--Earnings rise on better sales and profitability and lower
charges
--Gross margin improves for first time in six quarters
--Shares rise as results top expectations and revenue outlook
improves
(Updates with comments from executives, details from conference
call and an analyst interview.)
By Joan E. Solsman
Investors rejoiced as Lowe's Cos. (LOW) 76% earnings increase in
the fiscal third quarter suggested its work transforming product
assortment may be paying off, though executives downplayed the idea
that Hurricane Sandy or an improving housing market was
helping.
Shares were up 6.5% at $34.05 in recent trading, at one point
hitting its highest level in more than five years. Even before
Monday's jump, the stock climbed 26% so far this year despite a
slump in results in the second quarter that sheared its outlook for
2012.
Lowe's has been reshaping its operations to better compete with
bigger rival Home Depot Inc. (HD), which has beaten Lowe's
same-store sales performance for years. The No. 2 chain has been
shifting to an everyday-low-price strategy and is reviewing all its
product lines with vendors to improve assortment and reduce unit
costs.
But in August, the company slashed guidance because executives
underestimated how long it would take for customers to respond to
the changes and for gross margins to fully reflect cost reductions.

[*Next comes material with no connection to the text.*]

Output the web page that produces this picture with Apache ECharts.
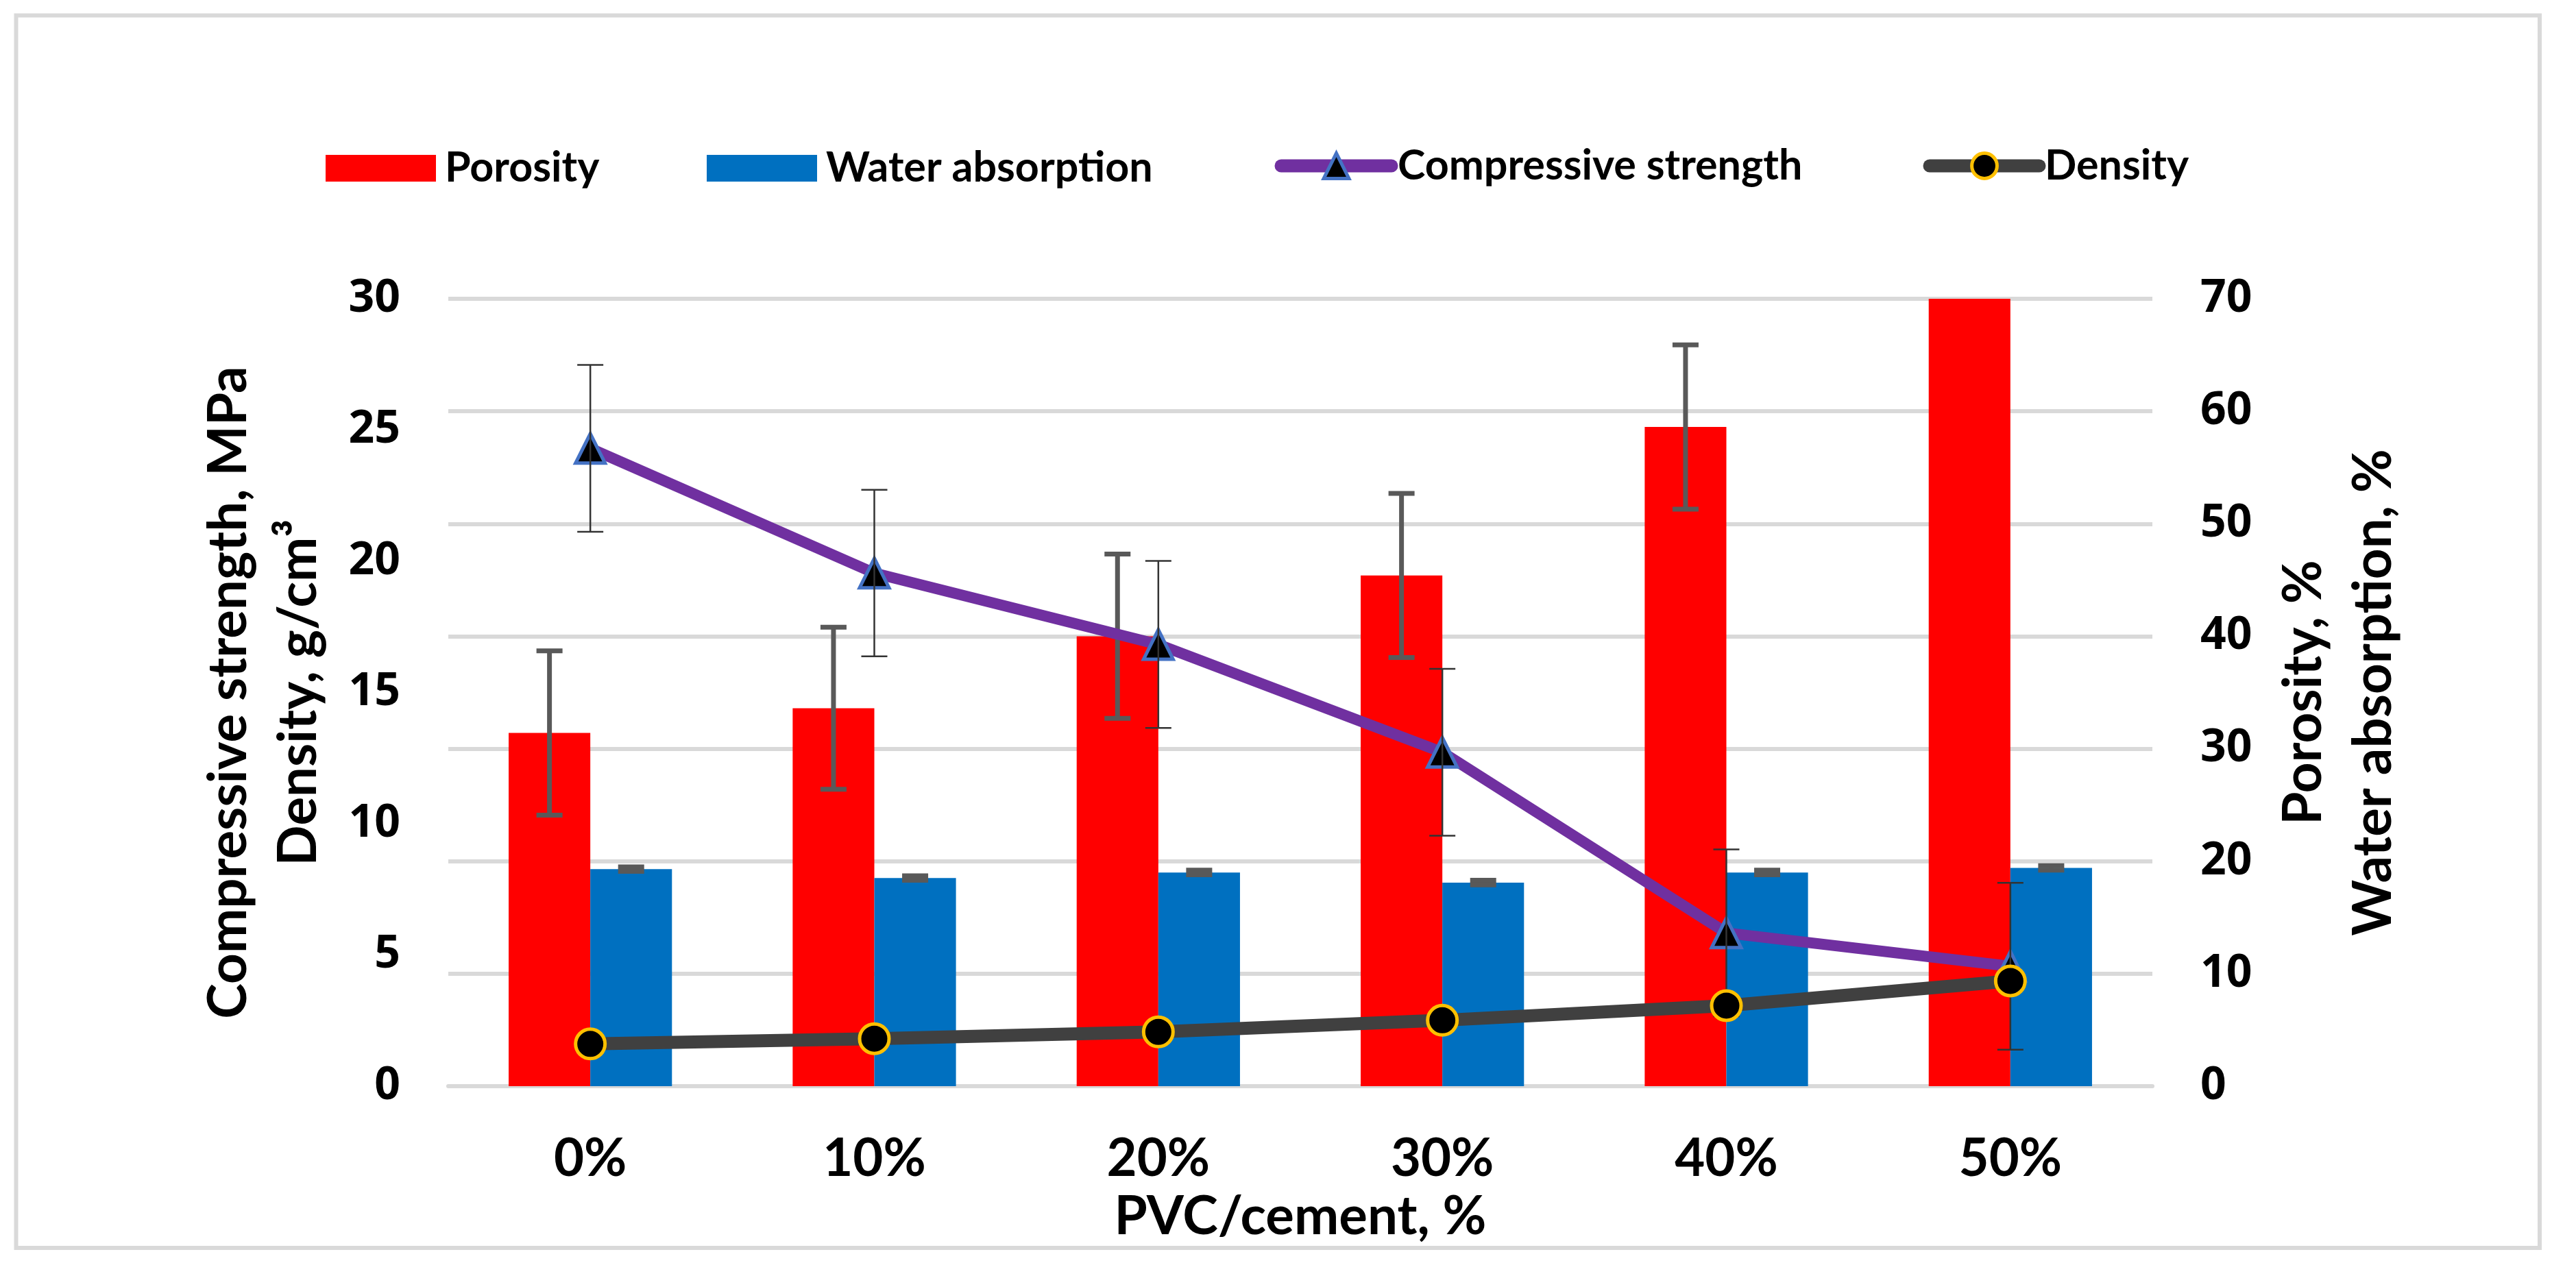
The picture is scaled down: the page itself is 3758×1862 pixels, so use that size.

Despite those struggles, the stock has continued to climb in
anticipation of housing recovery.
Monday, Lowe's said gross margin widened to 34.3% from 34.1%,
the first growth in a year and a half. Same-store sales rose 1.8%,
still behind Home Depot's 4.2% but better than the consensus
analyst estimate for about 1%.
The company said its transformation program contributed to both.
On a conference call to discuss results, Chief Customer Officer
Gregory Bridgeford said reset product lines that have finished
clearing out discontinued merchandise show a same-store-sales lift
in a midsingle-digit percentage and nearly a full percentage point
improvement in gross margin rate, while also reducing
inventory.
However, more than 80% of Lowe's categories have yet to reach
that point of the process.
RBC Capital Markets analyst Scot Ciccarelli said while the early
results from the resets were interesting, the data still derive
from a relatively small sample set over a time period of only about
two and a half months.
"Could this be the beginning of a recovery? I would hope so, but
we don't know yet," he said.
The executives also downplayed how the housing market or Sandy
contributed to results.
Chief Executive Robert A. Niblock said news indicating the
housing market is on the mend "provides a glimmer of hope" but
overall consumers remain cautious.
"With home prices having seemed to bottom, I do think that
improvement in discretionary spending will occur," he said in an
interview. "Ideally we would be through this reset process when
that gains traction," he added.
The company expects to complete the initiative by the middle of
next year.
Lowe's and bigger Home Depot both benefited from disaster
preparation at the end of the period that was spurred by Hurricane
Sandy in the northeastern U.S. Lowe's had the added benefit of some
initial Sandy repair demand, as its fiscal calendar closed a
handful of days later than Home Depot's.
But Lowe's estimated sales from hurricanes Isaac and Sandy this
year essentially offset sales related to Hurricane Irene last
year.
Given the scope of Sandy, RBC analyst Mr. Ciccarelli said he was
surprised the hurricane's effect wasn't bigger, but noted the
recovery from Sandy is likely to more closely resemble Katrina than
Irene: a prolonged period of slow repair largely from flooding
rather than wind.
For the quarter ended Nov. 2, Lowe's reported a profit of $396
million, or 35 cents a share, compared with $225 million, or 18
cents a share, a year ago. The most-recent period included
per-share charges amounting to five cents related to asset
write-downs, discontinued projects and insurance claims, while the
year-ago results included 18 cents in charges. Net sales rose 1.9%
to $12.07 billion.
Analysts polled by Thomson Reuters had predicted per-share
earnings of 35 cents on revenue of $11.92 billion.
Lowe's lifted its sales expectations for the year, predicting
same-store sales growth of about 1% and top-line revenue growth of
2% on a 52-week basis, compared with its prior view of 0.5% and 1%,
respectively. Lowe's had a 53rd week in the prior fiscal year.